Only limited amounts of methamphetamine are available in D.C.; however, the drug is becoming increasingly available. According to FDSS data, federal law enforcement officials seized no methamphetamine in 2002; however, the Metropolitan Police Department reported seizing 5 kilograms of methamphetamine in November 2002. In D.C. methamphetamine sold for $11,000 to $19,000 per pound, $1,100 to $2,000 per ounce, and $100 per gram in the fourth quarter of FY2002, according to the DEA Washington Division. According to USSC data, there were no methamphetamine-related federal sentences in D.C. in FY2001. (See Table 2 in Cocaine section.)
According to federal, state, and local law enforcement officials, methamphetamine production rarely occurs in D.C.--there have been no methamphetamine laboratory seizures in D.C. since 1997.

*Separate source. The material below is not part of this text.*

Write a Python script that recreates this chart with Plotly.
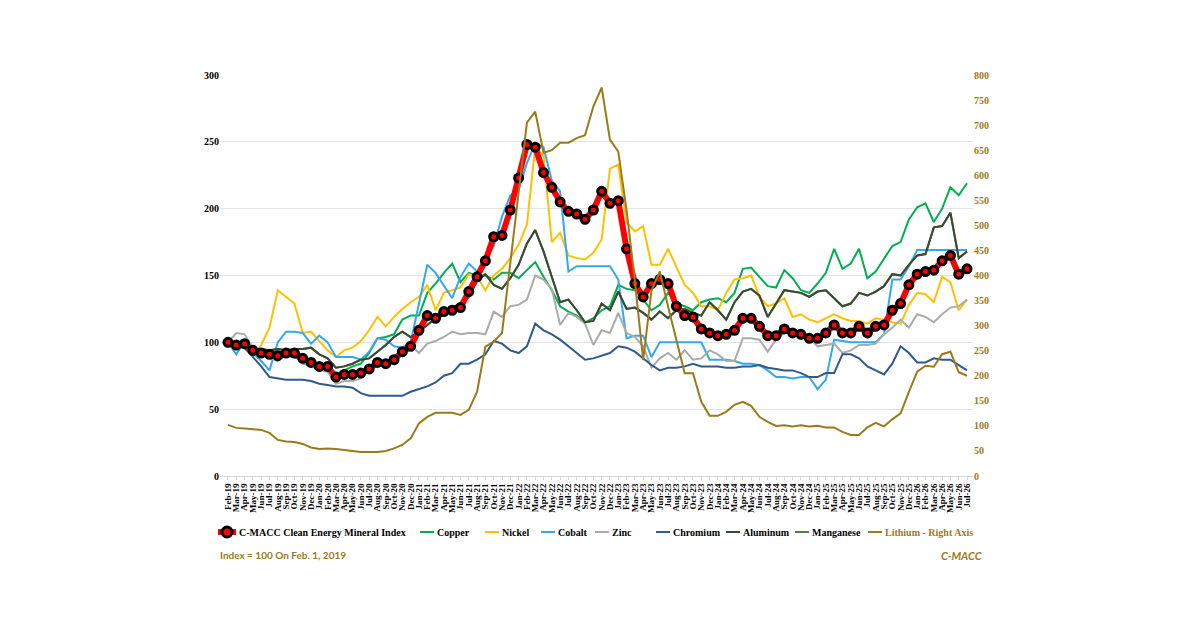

Mexican criminal groups are the primary transporters of methamphetamine into D.C.; they also serve as the principal wholesale- and retail-level distributors. Methamphetamine is transported into D.C. from southwestern and southeastern states, typically via package delivery services, couriers aboard commercial aircraft, and private vehicles. Outlaw motorcycle gangs such as Pagan's and Warlocks also transport methamphetamine into the city, but to a much lesser extent.